Budgeting doesn’t have to be overwhelming, but for many young professionals and students, it often feels that way. While some are discovering and embracing the 70/20/10 rule for its simplicity and balance, many others remain unaware of this practical approach to managing money.
This easy-to-follow financial rule is becoming the go-to framework recommended by local financial advisors and money coaches across the country. At its core, the rule suggests dividing your monthly income into three straightforward categories:
- 70% for living expenses,
- 20% for saving or investing,
- and 10% for giving or donations.
It’s not flashy, and it doesn’t require any apps or accounting degrees, just discipline and consistency. For young Ghanaians juggling rent, student loans, transportation, and family obligations, that simplicity is exactly why it works.

Making the Numbers Work
The idea is to dedicate 70% of what you earn toward everyday essentials: rent, food, electricity, water, transport, and any other recurring bills. This forces you to live within your means and avoid lifestyle inflation, the habit of increasing spending when income increases.
Then, 20% goes into the future. That could mean building an emergency fund, starting an investment in mutual funds or government bonds, or even contributing to a retirement account. For those just starting their careers, it’s a way to build financial resilience and escape the paycheck-to-paycheck cycle.
Finally, the remaining 10% is for giving, a nod to the deeply ingrained cultural and religious values in Ghanaian life. Whether it’s church tithes, supporting extended family, or charity, the rule makes space for generosity without compromising your financial stability.
Why It’s Catching On
The 70/20/10 approach is gaining ground among Ghanaian youth largely because it’s adaptable and realistic. Unlike complicated investment strategies or one-size-fits-all savings plans, this rule acknowledges that spending is necessary, but so is planning for the future and giving back to your community.

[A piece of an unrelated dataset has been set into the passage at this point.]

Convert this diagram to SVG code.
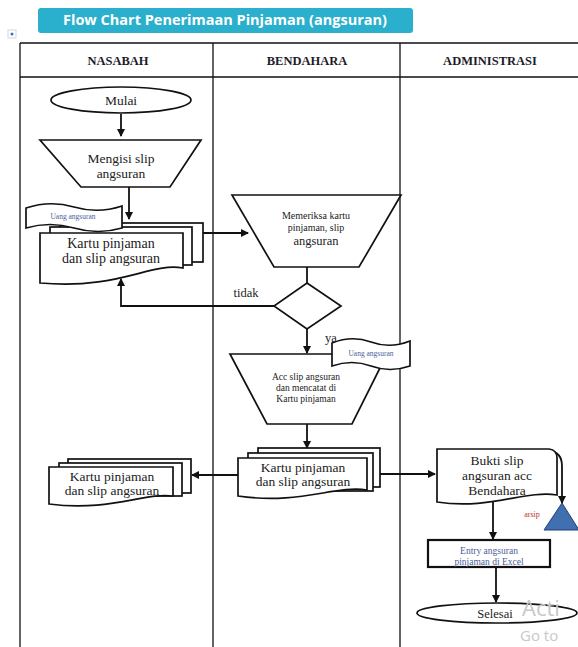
<svg xmlns="http://www.w3.org/2000/svg" width="578" height="647" viewBox="0 0 578 647">
<style>
.ln{fill:none;stroke:#111;stroke-width:1.8}
.sh{fill:#fff;stroke:#111;stroke-width:1.7}
.grid{fill:none;stroke:#111;stroke-width:1.3}
.t{font-family:"Liberation Serif","Times New Roman",serif;fill:#222;text-anchor:middle}
.hd{font-family:"Liberation Serif","Times New Roman",serif;font-weight:bold;font-size:12.5px;fill:#1c1c2a;text-anchor:middle}
.sm{font-family:"Liberation Serif","Times New Roman",serif;fill:#4a5f9a;text-anchor:middle}
</style>
<defs>
<marker id="ah" markerWidth="8" markerHeight="8" refX="7" refY="4" orient="auto" markerUnits="userSpaceOnUse">
<path d="M0,0 L8,4 L0,8 Z" fill="#111"/>
</marker>
</defs>
<rect width="578" height="647" fill="#fff"/>

<g id="title">
<rect x="38" y="8" width="375" height="25" rx="3" fill="#2aafcc"/>
<text x="225" y="25" font-family="'Open Sans','Noto Sans',sans-serif" font-weight="bold" font-size="14.5" fill="#fff" text-anchor="middle">Flow Chart Penerimaan Pinjaman (angsuran)</text>
</g>
<g id="anchor">
<rect x="8" y="30" width="8" height="8" fill="#fff" stroke="#ccc" stroke-width="0.8"/>
<circle cx="12" cy="34" r="1.5" fill="#3a6fd0"/>
</g>

<g id="table">
<path class="grid" d="M20,43 H578 M20,77 H578 M20,43 V647 M213,43 V647 M400,43 V647"/>
<text class="hd" x="118" y="65">NASABAH</text>
<text class="hd" x="307" y="65">BENDAHARA</text>
<text class="hd" x="490" y="65">ADMINISTRASI</text>
</g>

<g id="connectors">
<path class="ln" d="M121,114 V136" marker-end="url(#ah)"/>
<path class="ln" d="M129,187 V219" marker-end="url(#ah)"/>
<path class="ln" d="M188,233 H248" marker-end="url(#ah)"/>
<path class="ln" d="M307,267 V283"/>
<path class="ln" d="M274,306 H121 V279" marker-end="url(#ah)"/>
<path class="ln" d="M307,329 V353" marker-end="url(#ah)"/>
<path class="ln" d="M307,424 V448" marker-end="url(#ah)"/>
<path class="ln" d="M238,475 H192" marker-end="url(#ah)"/>
<path class="ln" d="M367,474 H435" marker-end="url(#ah)"/>
<path class="ln" d="M549,451 Q562,452 562,466 V503" marker-end="url(#ah)"/>
<path class="ln" d="M493,502 V539" marker-end="url(#ah)"/>
<path class="ln" d="M496,567 V602" marker-end="url(#ah)"/>
</g>

<g id="mulai">
<ellipse class="sh" cx="121" cy="100" rx="70" ry="13" stroke-width="1.2"/>
<text class="t" x="121" y="105" font-size="13.5">Mulai</text>
</g>

<g id="mengisi">
<path class="sh" d="M40,140 H201 L170,187 H81 Z" stroke-width="1.2"/>
<text class="t" x="121" y="163" font-size="13.5">Mengisi slip</text>
<text class="t" x="121" y="178" font-size="13.5">angsuran</text>
</g>

<g id="kartu1">
<rect class="sh" x="60" y="223" width="143" height="39"/>
<rect class="sh" x="50" y="227" width="142" height="38"/>
<path class="sh" d="M40,233 H183 V268 C150,262 120,290 40,283 Z"/>
<text class="t" x="111" y="248" font-size="14">Kartu pinjaman</text>
<text class="t" x="111" y="263" font-size="14">dan  slip angsuran</text>
</g>

<g id="uang1">
<path class="sh" d="M26,208 Q50,200 74,207 T122,206 V228 Q98,235 74,228 T26,228 Z" stroke-width="1.2"/>
<text class="sm" x="73" y="219" font-size="7.5">Uang angsuran</text>
</g>

<g id="memeriksa">
<path class="sh" d="M232,195 H401 L359,267 H274 Z"/>
<text class="t" x="316" y="219" font-size="10">Memeriksa kartu</text>
<text class="t" x="316" y="231" font-size="10">pinjaman, slip</text>
<text class="t" x="316" y="245" font-size="12.5">angsuran</text>
</g>

<g id="keputusan">
<path class="sh" d="M307,283 L341,306 L307,329 L274,306 Z" stroke-width="2.2"/>
<text class="t" x="246" y="297" font-size="12.5">tidak</text>
<text class="t" x="331" y="342" font-size="12.5">ya</text>
</g>

<g id="acc">
<path class="sh" d="M230,354 H387 L352,424 H267 Z" stroke-width="1.2"/>
<text class="t" x="306" y="380" font-size="9.5">Acc slip angsuran</text>
<text class="t" x="306" y="391" font-size="9.5">dan mencatat di</text>
<text class="t" x="306" y="402" font-size="9.5">Kartu pinjaman</text>
</g>

<g id="uang2">
<path class="sh" d="M332,343 Q352,335 371,342 T410,341 V366 Q390,373 371,366 T332,366 Z" stroke-width="1.2"/>
<text class="sm" x="371" y="356" font-size="7.5">Uang angsuran</text>
</g>

<g id="kartu2">
<rect class="sh" x="258" y="448" width="122" height="39"/>
<rect class="sh" x="248" y="453" width="125" height="38"/>
<path class="sh" d="M238,458 H367 V490 C335,485 300,505 238,496 Z"/>
<text class="t" x="303" y="472" font-size="13.5">Kartu pinjaman</text>
<text class="t" x="303" y="486" font-size="13.5">dan slip angsuran</text>
</g>

<g id="kartu3">
<rect class="sh" x="68" y="459" width="123" height="34"/>
<rect class="sh" x="59" y="463" width="123" height="33"/>
<path class="sh" d="M49,467 H173 V496 C145,492 110,512 49,504 Z"/>
<text class="t" x="112" y="481" font-size="13.5">Kartu pinjaman</text>
<text class="t" x="112" y="495" font-size="13.5">dan slip angsuran</text>
</g>

<g id="bukti">
<path class="sh" d="M437,449 H549 Q557,450 557,458 V495 C525,490 490,510 437,502 Z" stroke-width="1.2"/>
<text class="t" x="497" y="465" font-size="13.5">Bukti slip</text>
<text class="t" x="497" y="480" font-size="13.5">angsuran acc</text>
<text class="t" x="497" y="495" font-size="13.5">Bendahara</text>
</g>

<g id="arsip">
<path d="M562,503 L579,530 L544,530 Z" fill="#4070b0" stroke="#1f3f6e" stroke-width="1"/>
<text x="532" y="517" font-family="'Liberation Serif',serif" font-size="8" fill="#c03030" text-anchor="middle">arsip</text>
</g>

<g id="entry">
<rect x="428" y="540" width="122" height="27" fill="#fff" stroke="#111" stroke-width="2.2"/>
<text class="sm" x="489" y="554" font-size="9.5">Entry angsuran</text>
<text class="sm" x="489" y="565" font-size="9.5">pinjaman di Excel</text>
</g>

<g id="selesai">
<ellipse class="sh" cx="497" cy="613" rx="80" ry="10" stroke-width="1.2"/>
<text class="t" x="495" y="618" font-size="12.5">Selesai</text>
</g>

<g id="watermark" font-family="'Open Sans','Noto Sans',sans-serif" fill="#c8c8c8">
<text x="522" y="616" font-size="22">Acti</text>
<text x="520" y="641" font-size="15">Go to</text>
</g>
</svg>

It’s also being promoted in workshops, personal finance podcasts, and social media platforms targeting Gen Z and millennial audiences. With youth unemployment still a concern and inflation impacting everyday purchases, more young people are turning to budgeting frameworks that are easy to apply to both formal and informal incomes.
Is It for Everyone?
No financial rule works for absolutely everyone. Some may need to tweak the formula, maybe 60/30/10 or even 50/30/20, depending on income stability, debt levels, or specific goals. But the idea remains the same: create a balance between spending, saving, and giving.
For freelancers or side-hustle warriors, the 70/20/10 rule also acts as a mental model, helping to allocate unpredictable income without falling into bad spending habits.
The 70/20/10 rule stands out as a smart and sustainable way to take control of your money. It’s not about being rich overnight, it’s about building habits that support your future, one paycheck at a time.